__Your objective__
From the entries that follow, gather each line holding the word "Plot".

__Data for processing__

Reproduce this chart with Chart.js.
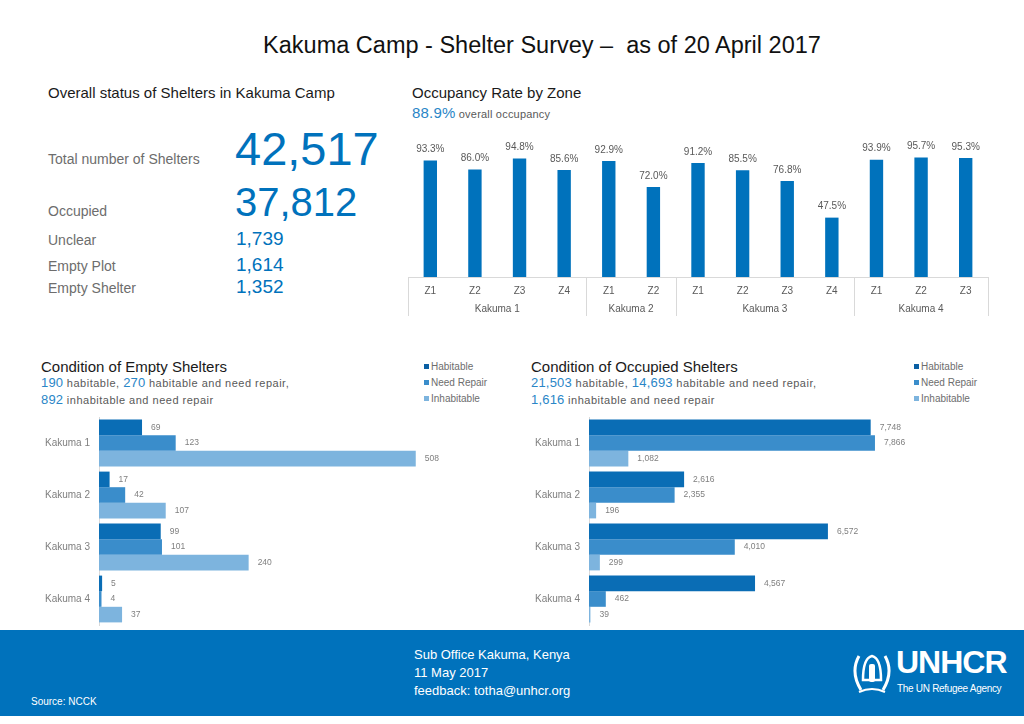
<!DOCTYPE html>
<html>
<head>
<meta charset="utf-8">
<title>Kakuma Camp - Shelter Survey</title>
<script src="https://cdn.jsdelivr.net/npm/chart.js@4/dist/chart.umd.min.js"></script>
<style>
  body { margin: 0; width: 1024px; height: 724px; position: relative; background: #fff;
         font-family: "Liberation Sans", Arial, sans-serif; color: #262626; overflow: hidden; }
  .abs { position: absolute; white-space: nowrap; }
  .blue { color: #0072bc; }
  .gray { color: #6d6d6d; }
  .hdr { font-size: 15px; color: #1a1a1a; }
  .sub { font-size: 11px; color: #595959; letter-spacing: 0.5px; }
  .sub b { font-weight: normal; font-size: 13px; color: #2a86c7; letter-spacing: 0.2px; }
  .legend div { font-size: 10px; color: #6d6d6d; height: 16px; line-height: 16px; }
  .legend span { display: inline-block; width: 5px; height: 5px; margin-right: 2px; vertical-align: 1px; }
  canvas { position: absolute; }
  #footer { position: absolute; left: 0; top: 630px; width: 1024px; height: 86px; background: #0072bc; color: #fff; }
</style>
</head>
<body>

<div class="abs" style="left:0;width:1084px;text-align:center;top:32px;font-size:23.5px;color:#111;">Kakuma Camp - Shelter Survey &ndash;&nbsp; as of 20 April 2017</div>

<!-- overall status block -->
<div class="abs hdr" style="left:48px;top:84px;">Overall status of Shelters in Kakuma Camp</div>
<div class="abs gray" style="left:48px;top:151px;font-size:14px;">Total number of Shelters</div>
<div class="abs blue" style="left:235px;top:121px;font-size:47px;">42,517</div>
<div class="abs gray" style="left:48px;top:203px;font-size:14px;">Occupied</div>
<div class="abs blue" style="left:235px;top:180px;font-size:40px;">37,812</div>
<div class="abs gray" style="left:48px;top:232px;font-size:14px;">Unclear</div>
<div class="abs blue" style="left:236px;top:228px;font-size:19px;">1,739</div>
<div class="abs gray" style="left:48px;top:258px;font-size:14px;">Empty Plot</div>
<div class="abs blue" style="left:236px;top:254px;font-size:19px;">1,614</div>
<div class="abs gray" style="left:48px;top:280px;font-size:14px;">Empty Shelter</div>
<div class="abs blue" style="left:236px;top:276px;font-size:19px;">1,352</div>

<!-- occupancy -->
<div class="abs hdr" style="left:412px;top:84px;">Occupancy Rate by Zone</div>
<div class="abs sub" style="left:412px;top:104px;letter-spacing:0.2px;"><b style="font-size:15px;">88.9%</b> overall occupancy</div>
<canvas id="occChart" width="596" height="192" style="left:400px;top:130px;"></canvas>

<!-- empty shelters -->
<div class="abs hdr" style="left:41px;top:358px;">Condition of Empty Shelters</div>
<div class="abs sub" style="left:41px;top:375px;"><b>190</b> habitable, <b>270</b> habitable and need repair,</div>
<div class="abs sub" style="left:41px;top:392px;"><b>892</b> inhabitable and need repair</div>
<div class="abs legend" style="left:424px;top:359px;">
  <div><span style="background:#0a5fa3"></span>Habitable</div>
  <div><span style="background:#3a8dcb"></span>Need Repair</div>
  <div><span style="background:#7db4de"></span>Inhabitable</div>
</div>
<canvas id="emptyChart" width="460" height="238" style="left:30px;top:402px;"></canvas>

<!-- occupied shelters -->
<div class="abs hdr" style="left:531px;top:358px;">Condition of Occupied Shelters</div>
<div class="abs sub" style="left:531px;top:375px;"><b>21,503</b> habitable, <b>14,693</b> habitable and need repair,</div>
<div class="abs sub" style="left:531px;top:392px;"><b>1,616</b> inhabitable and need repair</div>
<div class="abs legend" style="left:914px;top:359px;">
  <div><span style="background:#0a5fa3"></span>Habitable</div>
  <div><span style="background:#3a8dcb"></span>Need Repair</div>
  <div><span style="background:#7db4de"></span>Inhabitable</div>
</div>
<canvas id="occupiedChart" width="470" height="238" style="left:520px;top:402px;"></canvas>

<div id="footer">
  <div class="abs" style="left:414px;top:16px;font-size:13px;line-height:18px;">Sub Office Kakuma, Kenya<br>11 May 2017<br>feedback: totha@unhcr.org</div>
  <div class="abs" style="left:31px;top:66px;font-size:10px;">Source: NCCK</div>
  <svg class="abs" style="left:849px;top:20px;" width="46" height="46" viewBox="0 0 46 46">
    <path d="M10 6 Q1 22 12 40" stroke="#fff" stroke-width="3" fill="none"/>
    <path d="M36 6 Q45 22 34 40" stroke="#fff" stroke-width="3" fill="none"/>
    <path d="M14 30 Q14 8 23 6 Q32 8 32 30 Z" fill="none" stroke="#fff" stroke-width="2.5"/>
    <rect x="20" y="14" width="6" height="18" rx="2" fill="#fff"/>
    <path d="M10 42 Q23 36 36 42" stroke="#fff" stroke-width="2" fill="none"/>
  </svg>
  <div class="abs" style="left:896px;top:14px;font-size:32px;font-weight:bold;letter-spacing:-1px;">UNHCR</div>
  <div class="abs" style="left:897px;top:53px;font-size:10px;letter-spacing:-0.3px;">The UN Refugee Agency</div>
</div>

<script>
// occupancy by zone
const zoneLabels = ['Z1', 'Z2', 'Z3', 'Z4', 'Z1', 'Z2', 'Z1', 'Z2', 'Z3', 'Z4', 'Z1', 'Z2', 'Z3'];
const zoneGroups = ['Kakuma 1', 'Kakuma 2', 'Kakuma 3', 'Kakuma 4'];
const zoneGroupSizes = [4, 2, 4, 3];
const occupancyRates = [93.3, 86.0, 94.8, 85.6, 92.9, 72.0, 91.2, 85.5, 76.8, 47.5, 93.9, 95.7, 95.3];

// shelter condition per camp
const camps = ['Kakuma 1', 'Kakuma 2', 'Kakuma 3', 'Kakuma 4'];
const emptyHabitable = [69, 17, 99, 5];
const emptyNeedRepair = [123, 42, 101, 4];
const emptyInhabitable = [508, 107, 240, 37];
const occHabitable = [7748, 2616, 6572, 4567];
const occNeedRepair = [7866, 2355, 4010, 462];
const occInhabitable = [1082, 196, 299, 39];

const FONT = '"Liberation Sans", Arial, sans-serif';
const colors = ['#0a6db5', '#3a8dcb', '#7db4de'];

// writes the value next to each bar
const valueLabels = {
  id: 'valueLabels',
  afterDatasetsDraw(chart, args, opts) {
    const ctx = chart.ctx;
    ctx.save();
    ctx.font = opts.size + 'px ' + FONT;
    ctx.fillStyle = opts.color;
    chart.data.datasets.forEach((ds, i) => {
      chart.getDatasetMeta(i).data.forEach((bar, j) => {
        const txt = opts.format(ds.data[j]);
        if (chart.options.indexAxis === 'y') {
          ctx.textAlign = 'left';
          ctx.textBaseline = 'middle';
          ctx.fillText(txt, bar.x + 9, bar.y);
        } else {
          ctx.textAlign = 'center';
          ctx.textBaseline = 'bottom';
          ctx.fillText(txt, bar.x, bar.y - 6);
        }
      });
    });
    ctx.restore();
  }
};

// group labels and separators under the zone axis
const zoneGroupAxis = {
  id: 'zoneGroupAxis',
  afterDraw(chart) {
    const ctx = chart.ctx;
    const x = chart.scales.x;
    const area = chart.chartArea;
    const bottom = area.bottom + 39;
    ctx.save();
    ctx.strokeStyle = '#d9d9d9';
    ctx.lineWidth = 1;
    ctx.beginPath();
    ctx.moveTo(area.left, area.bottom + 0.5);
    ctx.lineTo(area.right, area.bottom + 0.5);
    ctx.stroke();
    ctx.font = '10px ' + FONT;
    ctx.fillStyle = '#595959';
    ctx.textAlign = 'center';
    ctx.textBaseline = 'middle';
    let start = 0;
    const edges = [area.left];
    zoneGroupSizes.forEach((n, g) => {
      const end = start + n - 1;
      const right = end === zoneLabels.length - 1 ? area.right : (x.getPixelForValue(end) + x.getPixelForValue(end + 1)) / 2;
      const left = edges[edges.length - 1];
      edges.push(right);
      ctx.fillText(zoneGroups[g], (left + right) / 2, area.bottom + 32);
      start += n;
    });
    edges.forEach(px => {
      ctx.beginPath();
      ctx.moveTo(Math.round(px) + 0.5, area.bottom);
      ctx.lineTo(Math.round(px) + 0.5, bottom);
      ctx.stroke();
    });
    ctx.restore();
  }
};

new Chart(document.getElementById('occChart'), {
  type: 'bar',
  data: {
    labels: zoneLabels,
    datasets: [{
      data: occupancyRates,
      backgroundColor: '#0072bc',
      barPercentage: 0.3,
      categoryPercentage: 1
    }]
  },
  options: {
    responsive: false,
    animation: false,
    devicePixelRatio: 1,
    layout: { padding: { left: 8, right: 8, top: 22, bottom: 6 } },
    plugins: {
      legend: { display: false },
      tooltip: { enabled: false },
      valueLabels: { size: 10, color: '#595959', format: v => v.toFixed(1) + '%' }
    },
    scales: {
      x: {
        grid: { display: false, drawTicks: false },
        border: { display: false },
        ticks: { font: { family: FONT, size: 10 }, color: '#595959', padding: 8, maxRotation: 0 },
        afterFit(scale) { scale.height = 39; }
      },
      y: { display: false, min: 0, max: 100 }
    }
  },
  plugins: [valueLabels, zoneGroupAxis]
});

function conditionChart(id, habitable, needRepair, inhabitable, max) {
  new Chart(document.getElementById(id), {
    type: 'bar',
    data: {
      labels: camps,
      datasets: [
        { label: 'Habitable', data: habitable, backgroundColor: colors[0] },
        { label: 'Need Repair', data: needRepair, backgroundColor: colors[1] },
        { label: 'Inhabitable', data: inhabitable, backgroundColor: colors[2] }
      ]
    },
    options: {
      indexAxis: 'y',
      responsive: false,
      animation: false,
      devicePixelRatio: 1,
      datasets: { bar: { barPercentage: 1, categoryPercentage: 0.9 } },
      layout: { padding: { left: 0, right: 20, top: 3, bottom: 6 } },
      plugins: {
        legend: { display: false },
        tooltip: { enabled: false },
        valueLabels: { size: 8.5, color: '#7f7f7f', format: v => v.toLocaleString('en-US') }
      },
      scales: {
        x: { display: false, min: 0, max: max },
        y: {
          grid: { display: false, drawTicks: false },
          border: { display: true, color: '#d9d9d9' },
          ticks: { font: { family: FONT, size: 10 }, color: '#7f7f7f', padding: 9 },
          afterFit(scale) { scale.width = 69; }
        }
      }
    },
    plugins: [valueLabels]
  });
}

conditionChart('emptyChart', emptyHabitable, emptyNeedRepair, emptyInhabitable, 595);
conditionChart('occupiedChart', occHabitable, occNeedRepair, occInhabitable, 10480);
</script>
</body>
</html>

--

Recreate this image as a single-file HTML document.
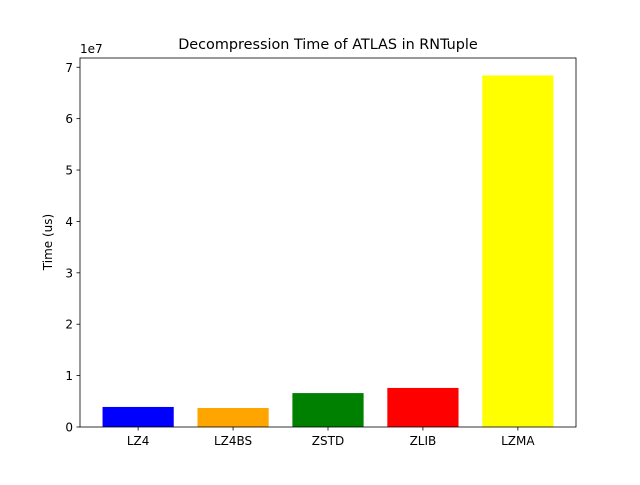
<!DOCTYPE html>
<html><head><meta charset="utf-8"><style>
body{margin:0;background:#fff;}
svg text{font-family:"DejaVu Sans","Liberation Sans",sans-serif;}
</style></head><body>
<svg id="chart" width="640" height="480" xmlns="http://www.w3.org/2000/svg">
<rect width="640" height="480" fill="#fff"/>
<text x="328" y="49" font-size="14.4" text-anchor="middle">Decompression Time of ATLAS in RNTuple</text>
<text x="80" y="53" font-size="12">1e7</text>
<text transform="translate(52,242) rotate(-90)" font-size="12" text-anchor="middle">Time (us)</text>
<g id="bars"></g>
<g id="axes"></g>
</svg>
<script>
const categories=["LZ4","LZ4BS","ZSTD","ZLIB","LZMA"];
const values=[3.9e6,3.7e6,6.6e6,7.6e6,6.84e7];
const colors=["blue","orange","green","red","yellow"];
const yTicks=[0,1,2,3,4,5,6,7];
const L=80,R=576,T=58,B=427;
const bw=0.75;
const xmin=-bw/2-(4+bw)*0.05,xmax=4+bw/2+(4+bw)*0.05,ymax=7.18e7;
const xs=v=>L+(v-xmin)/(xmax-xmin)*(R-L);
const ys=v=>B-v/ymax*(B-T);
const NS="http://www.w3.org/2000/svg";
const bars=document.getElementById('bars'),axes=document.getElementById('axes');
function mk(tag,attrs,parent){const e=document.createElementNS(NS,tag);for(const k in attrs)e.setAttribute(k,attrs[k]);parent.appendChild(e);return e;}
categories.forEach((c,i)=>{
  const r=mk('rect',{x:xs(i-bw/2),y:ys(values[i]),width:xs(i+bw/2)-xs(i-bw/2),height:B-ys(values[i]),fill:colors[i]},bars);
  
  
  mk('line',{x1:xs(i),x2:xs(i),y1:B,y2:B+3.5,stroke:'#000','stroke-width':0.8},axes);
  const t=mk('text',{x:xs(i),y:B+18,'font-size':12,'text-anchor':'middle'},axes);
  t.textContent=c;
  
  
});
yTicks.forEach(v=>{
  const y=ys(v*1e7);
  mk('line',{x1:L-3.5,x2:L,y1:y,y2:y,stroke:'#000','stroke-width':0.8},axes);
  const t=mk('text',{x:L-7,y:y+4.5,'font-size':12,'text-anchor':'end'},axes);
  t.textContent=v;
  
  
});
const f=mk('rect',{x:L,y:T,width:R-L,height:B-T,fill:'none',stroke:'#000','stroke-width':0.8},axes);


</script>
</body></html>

--

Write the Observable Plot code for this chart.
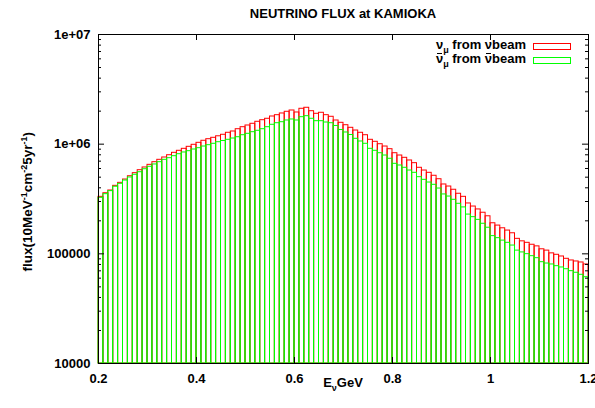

__Full answer__
<div class="abs gray" style="left:48px;top:258px;font-size:14px;">Empty Plot</div>
Write the Observable Plot code for this chart.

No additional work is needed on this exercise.